Exercise directions: Reproduce exactly the lines below, from the first one through the line containing "(880,3) rectangle (1288,-1029);", and omit any pictures.

Recorded data:
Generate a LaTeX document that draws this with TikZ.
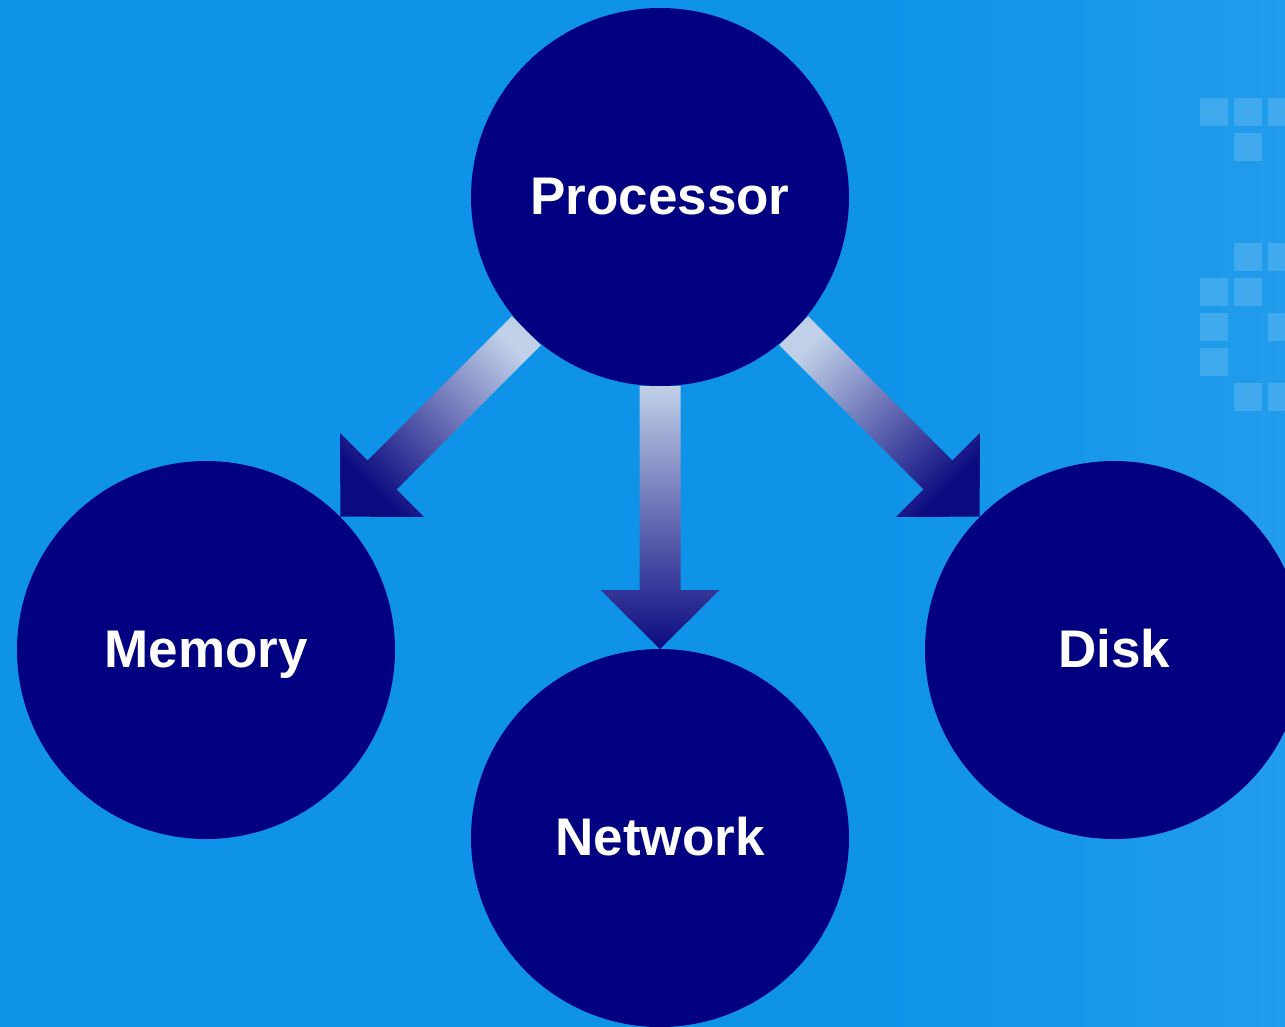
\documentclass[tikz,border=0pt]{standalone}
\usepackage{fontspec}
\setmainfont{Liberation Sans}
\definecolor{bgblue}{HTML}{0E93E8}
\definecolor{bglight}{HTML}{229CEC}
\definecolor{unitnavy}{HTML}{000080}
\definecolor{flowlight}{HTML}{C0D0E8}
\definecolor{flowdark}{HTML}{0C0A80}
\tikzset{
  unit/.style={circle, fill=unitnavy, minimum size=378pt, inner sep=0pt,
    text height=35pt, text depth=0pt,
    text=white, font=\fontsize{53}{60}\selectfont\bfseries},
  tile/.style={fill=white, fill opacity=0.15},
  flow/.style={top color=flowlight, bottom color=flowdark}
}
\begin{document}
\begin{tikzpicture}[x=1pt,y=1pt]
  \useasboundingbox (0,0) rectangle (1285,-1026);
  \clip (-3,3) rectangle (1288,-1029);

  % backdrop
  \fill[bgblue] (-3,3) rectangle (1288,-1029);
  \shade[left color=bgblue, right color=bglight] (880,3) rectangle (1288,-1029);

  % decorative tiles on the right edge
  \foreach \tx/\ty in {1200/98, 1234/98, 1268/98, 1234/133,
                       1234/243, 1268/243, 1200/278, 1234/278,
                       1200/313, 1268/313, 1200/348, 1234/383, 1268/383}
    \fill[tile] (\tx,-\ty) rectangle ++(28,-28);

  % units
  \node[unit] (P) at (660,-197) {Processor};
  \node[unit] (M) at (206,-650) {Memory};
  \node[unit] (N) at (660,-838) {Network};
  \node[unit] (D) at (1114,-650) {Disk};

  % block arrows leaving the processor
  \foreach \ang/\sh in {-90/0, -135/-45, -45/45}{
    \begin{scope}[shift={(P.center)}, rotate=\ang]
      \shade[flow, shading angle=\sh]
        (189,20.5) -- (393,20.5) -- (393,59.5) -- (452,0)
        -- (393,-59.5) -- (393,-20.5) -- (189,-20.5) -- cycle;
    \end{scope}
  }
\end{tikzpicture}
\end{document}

Solution:
Generate a LaTeX document that draws this with TikZ.
\documentclass[tikz,border=0pt]{standalone}
\usepackage{fontspec}
\setmainfont{Liberation Sans}
\definecolor{bgblue}{HTML}{0E93E8}
\definecolor{bglight}{HTML}{229CEC}
\definecolor{unitnavy}{HTML}{000080}
\definecolor{flowlight}{HTML}{C0D0E8}
\definecolor{flowdark}{HTML}{0C0A80}
\tikzset{
  unit/.style={circle, fill=unitnavy, minimum size=378pt, inner sep=0pt,
    text height=35pt, text depth=0pt,
    text=white, font=\fontsize{53}{60}\selectfont\bfseries},
  tile/.style={fill=white, fill opacity=0.15},
  flow/.style={top color=flowlight, bottom color=flowdark}
}
\begin{document}
\begin{tikzpicture}[x=1pt,y=1pt]
  \useasboundingbox (0,0) rectangle (1285,-1026);
  \clip (-3,3) rectangle (1288,-1029);

  % backdrop
  \fill[bgblue] (-3,3) rectangle (1288,-1029);
  \shade[left color=bgblue, right color=bglight] (880,3) rectangle (1288,-1029);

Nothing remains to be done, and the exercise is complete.